* _INSTRUCTIONS TO FOLLOW_: Reproduce the records that follow in full, excluding any picture they contain.

(Plotting code records)
━━━━━━━━━━━━━━━━

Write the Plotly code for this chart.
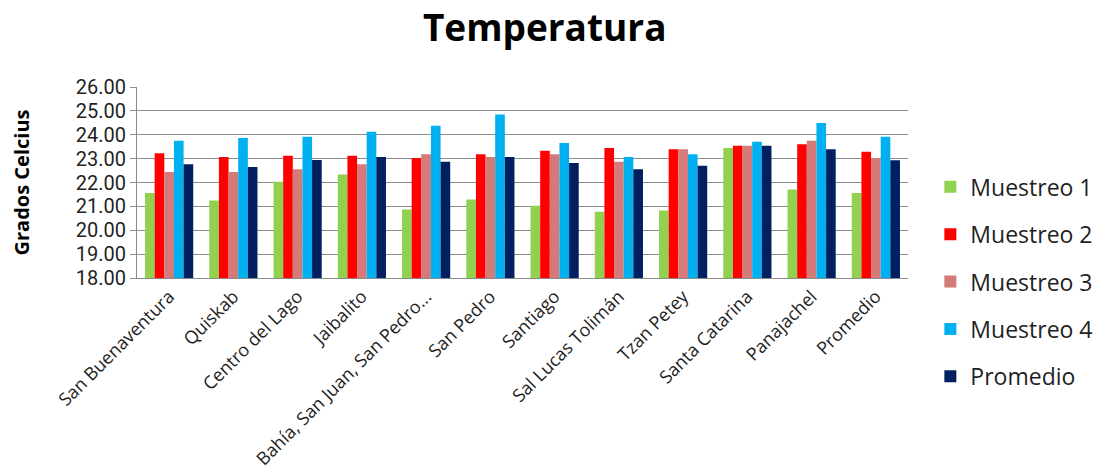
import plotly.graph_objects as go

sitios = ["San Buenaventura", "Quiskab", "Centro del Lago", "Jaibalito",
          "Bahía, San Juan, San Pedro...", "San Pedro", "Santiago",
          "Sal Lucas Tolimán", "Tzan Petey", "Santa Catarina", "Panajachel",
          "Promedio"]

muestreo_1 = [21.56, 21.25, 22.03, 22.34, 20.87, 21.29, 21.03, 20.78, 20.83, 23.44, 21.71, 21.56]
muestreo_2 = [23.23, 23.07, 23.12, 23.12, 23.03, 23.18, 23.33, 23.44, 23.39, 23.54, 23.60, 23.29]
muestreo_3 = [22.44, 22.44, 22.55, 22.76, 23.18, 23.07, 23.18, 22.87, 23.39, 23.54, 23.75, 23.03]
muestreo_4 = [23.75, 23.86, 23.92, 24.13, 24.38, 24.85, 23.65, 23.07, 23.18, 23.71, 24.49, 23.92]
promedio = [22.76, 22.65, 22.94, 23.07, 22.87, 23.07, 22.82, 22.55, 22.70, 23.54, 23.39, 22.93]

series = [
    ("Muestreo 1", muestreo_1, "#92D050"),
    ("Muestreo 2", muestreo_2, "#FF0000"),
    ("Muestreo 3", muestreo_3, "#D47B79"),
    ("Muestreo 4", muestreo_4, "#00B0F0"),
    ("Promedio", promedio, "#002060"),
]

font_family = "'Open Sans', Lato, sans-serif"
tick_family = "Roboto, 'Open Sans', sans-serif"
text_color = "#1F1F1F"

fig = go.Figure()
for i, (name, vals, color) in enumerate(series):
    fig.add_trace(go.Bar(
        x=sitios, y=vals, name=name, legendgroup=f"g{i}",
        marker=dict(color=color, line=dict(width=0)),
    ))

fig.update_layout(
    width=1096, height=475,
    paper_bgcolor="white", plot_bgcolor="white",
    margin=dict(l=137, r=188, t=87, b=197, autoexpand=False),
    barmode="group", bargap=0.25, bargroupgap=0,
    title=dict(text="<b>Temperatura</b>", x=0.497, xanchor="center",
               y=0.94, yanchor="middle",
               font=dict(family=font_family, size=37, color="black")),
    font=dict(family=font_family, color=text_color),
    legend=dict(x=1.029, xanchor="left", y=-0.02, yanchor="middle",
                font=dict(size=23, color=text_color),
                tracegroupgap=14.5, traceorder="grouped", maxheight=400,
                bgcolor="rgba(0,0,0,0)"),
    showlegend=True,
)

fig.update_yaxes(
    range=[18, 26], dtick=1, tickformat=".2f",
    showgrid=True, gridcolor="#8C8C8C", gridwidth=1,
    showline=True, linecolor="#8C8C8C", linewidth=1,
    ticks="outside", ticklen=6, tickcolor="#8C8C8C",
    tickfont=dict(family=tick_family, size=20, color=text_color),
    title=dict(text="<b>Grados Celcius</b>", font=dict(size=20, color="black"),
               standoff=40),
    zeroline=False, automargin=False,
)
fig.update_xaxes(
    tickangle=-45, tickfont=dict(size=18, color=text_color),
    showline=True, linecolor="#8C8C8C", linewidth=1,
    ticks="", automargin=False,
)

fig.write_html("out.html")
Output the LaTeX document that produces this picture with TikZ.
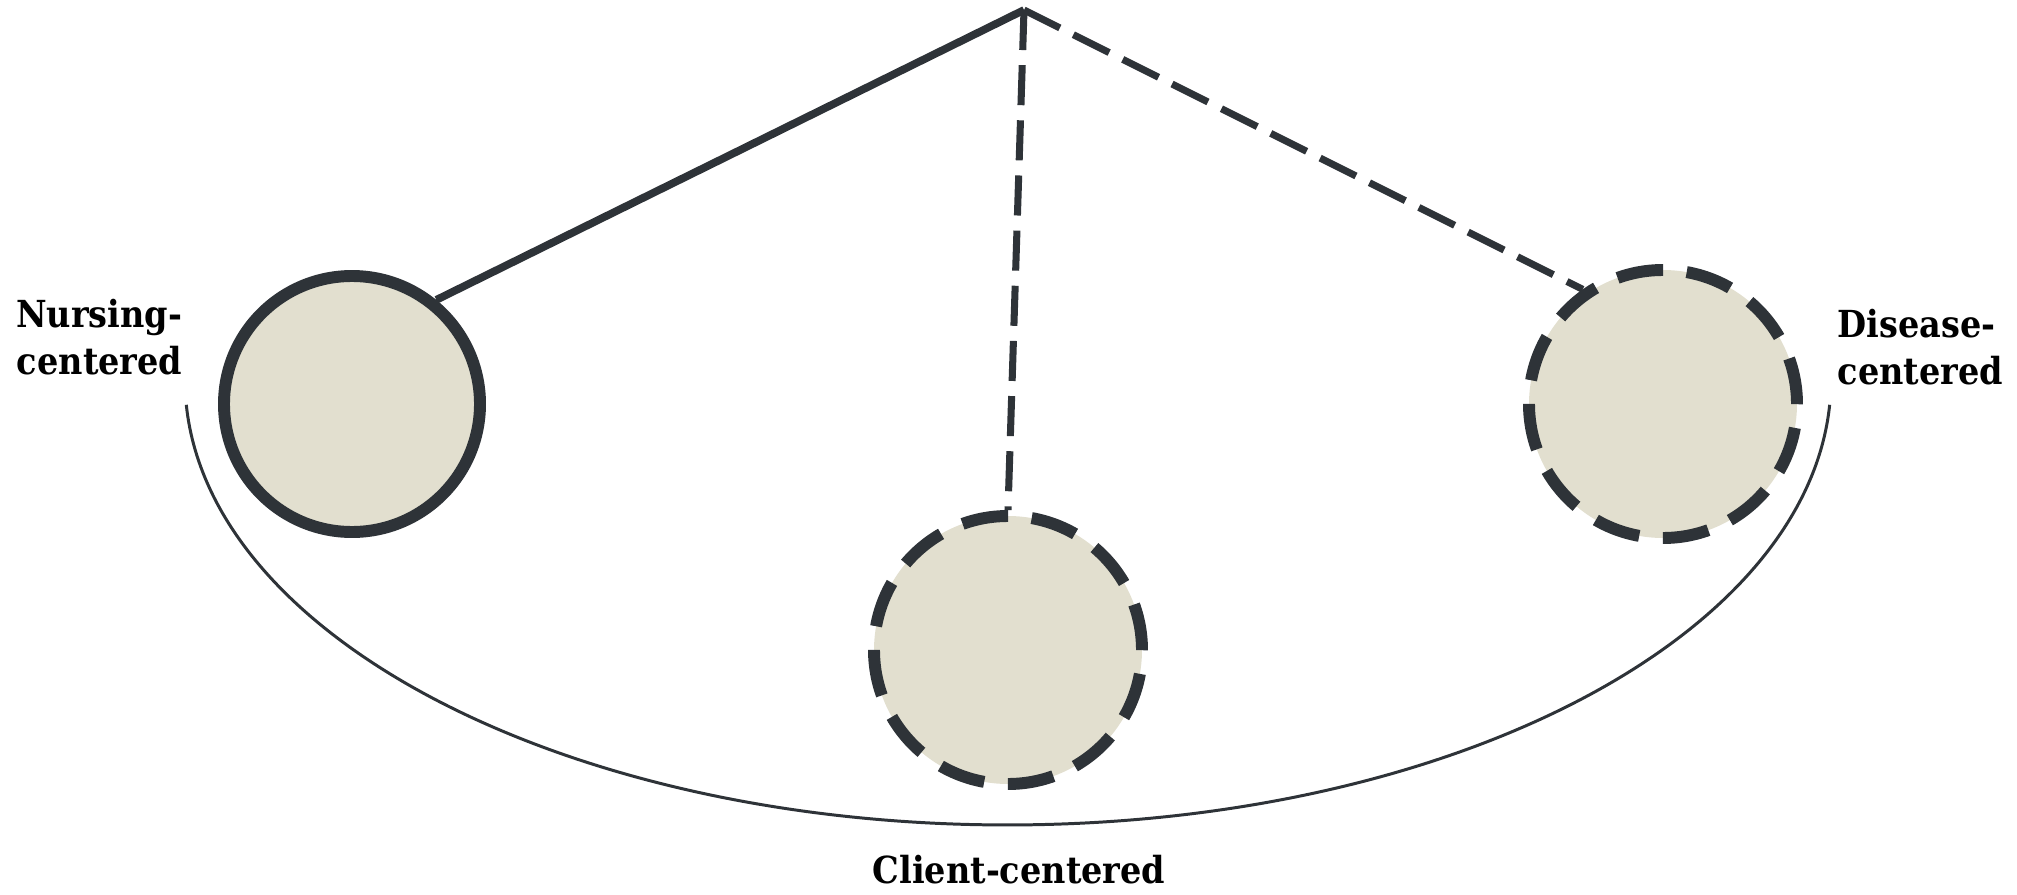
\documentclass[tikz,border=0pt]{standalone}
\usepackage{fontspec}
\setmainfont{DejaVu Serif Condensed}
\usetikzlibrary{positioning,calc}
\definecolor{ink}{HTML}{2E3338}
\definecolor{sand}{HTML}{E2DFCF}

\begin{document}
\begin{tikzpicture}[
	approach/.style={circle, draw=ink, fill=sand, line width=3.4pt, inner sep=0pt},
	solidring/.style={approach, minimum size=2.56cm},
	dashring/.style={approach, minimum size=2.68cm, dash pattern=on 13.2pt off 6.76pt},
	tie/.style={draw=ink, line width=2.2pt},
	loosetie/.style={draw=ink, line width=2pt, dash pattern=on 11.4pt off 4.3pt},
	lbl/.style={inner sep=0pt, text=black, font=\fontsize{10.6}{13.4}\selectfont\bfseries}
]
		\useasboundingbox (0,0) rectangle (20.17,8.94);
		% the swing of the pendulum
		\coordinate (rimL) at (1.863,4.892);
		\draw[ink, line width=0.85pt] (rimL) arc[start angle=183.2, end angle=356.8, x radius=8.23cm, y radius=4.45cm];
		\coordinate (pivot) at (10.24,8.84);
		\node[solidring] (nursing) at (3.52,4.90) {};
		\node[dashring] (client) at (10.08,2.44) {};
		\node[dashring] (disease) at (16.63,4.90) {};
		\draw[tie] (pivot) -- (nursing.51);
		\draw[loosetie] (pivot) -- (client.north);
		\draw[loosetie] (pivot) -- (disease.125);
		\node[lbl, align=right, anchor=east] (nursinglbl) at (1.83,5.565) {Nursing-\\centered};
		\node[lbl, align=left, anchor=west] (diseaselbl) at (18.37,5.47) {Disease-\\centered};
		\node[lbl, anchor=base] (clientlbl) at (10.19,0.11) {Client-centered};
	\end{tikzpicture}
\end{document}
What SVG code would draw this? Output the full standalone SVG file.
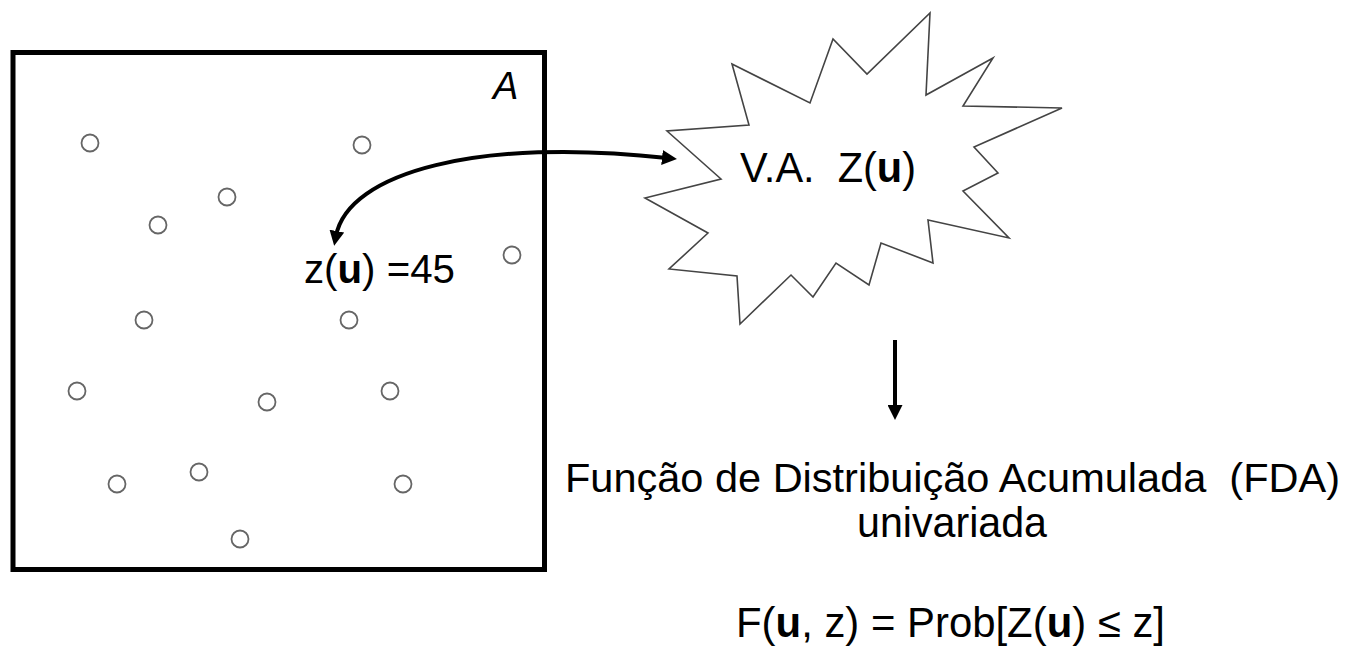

━━━━━━━━━━━━━━━━

* _RESULT OF THE TASK_:
Write the Plotly code for this chart.
import plotly.graph_objects as go

sitios = ["San Buenaventura", "Quiskab", "Centro del Lago", "Jaibalito",
          "Bahía, San Juan, San Pedro...", "San Pedro", "Santiago",
          "Sal Lucas Tolimán", "Tzan Petey", "Santa Catarina", "Panajachel",
          "Promedio"]

muestreo_1 = [21.56, 21.25, 22.03, 22.34, 20.87, 21.29, 21.03, 20.78, 20.83, 23.44, 21.71, 21.56]
muestreo_2 = [23.23, 23.07, 23.12, 23.12, 23.03, 23.18, 23.33, 23.44, 23.39, 23.54, 23.60, 23.29]
muestreo_3 = [22.44, 22.44, 22.55, 22.76, 23.18, 23.07, 23.18, 22.87, 23.39, 23.54, 23.75, 23.03]
muestreo_4 = [23.75, 23.86, 23.92, 24.13, 24.38, 24.85, 23.65, 23.07, 23.18, 23.71, 24.49, 23.92]
promedio = [22.76, 22.65, 22.94, 23.07, 22.87, 23.07, 22.82, 22.55, 22.70, 23.54, 23.39, 22.93]

series = [
    ("Muestreo 1", muestreo_1, "#92D050"),
    ("Muestreo 2", muestreo_2, "#FF0000"),
    ("Muestreo 3", muestreo_3, "#D47B79"),
    ("Muestreo 4", muestreo_4, "#00B0F0"),
    ("Promedio", promedio, "#002060"),
]

font_family = "'Open Sans', Lato, sans-serif"
tick_family = "Roboto, 'Open Sans', sans-serif"
text_color = "#1F1F1F"

fig = go.Figure()
for i, (name, vals, color) in enumerate(series):
    fig.add_trace(go.Bar(
        x=sitios, y=vals, name=name, legendgroup=f"g{i}",
        marker=dict(color=color, line=dict(width=0)),
    ))

fig.update_layout(
    width=1096, height=475,
    paper_bgcolor="white", plot_bgcolor="white",
    margin=dict(l=137, r=188, t=87, b=197, autoexpand=False),
    barmode="group", bargap=0.25, bargroupgap=0,
    title=dict(text="<b>Temperatura</b>", x=0.497, xanchor="center",
               y=0.94, yanchor="middle",
               font=dict(family=font_family, size=37, color="black")),
    font=dict(family=font_family, color=text_color),
    legend=dict(x=1.029, xanchor="left", y=-0.02, yanchor="middle",
                font=dict(size=23, color=text_color),
                tracegroupgap=14.5, traceorder="grouped", maxheight=400,
                bgcolor="rgba(0,0,0,0)"),
    showlegend=True,
)

fig.update_yaxes(
    range=[18, 26], dtick=1, tickformat=".2f",
    showgrid=True, gridcolor="#8C8C8C", gridwidth=1,
    showline=True, linecolor="#8C8C8C", linewidth=1,
    ticks="outside", ticklen=6, tickcolor="#8C8C8C",
    tickfont=dict(family=tick_family, size=20, color=text_color),
    title=dict(text="<b>Grados Celcius</b>", font=dict(size=20, color="black"),
               standoff=40),
    zeroline=False, automargin=False,
)
fig.update_xaxes(
    tickangle=-45, tickfont=dict(size=18, color=text_color),
    showline=True, linecolor="#8C8C8C", linewidth=1,
    ticks="", automargin=False,
)

fig.write_html("out.html")
Output the LaTeX document that produces this picture with TikZ.
\documentclass[tikz,border=0pt]{standalone}
\usepackage{fontspec}
\setmainfont{DejaVu Serif Condensed}
\usetikzlibrary{positioning,calc}
\definecolor{ink}{HTML}{2E3338}
\definecolor{sand}{HTML}{E2DFCF}

\begin{document}
\begin{tikzpicture}[
	approach/.style={circle, draw=ink, fill=sand, line width=3.4pt, inner sep=0pt},
	solidring/.style={approach, minimum size=2.56cm},
	dashring/.style={approach, minimum size=2.68cm, dash pattern=on 13.2pt off 6.76pt},
	tie/.style={draw=ink, line width=2.2pt},
	loosetie/.style={draw=ink, line width=2pt, dash pattern=on 11.4pt off 4.3pt},
	lbl/.style={inner sep=0pt, text=black, font=\fontsize{10.6}{13.4}\selectfont\bfseries}
]
		\useasboundingbox (0,0) rectangle (20.17,8.94);
		% the swing of the pendulum
		\coordinate (rimL) at (1.863,4.892);
		\draw[ink, line width=0.85pt] (rimL) arc[start angle=183.2, end angle=356.8, x radius=8.23cm, y radius=4.45cm];
		\coordinate (pivot) at (10.24,8.84);
		\node[solidring] (nursing) at (3.52,4.90) {};
		\node[dashring] (client) at (10.08,2.44) {};
		\node[dashring] (disease) at (16.63,4.90) {};
		\draw[tie] (pivot) -- (nursing.51);
		\draw[loosetie] (pivot) -- (client.north);
		\draw[loosetie] (pivot) -- (disease.125);
		\node[lbl, align=right, anchor=east] (nursinglbl) at (1.83,5.565) {Nursing-\\centered};
		\node[lbl, align=left, anchor=west] (diseaselbl) at (18.37,5.47) {Disease-\\centered};
		\node[lbl, anchor=base] (clientlbl) at (10.19,0.11) {Client-centered};
	\end{tikzpicture}
\end{document}
What SVG code would draw this? Output the full standalone SVG file.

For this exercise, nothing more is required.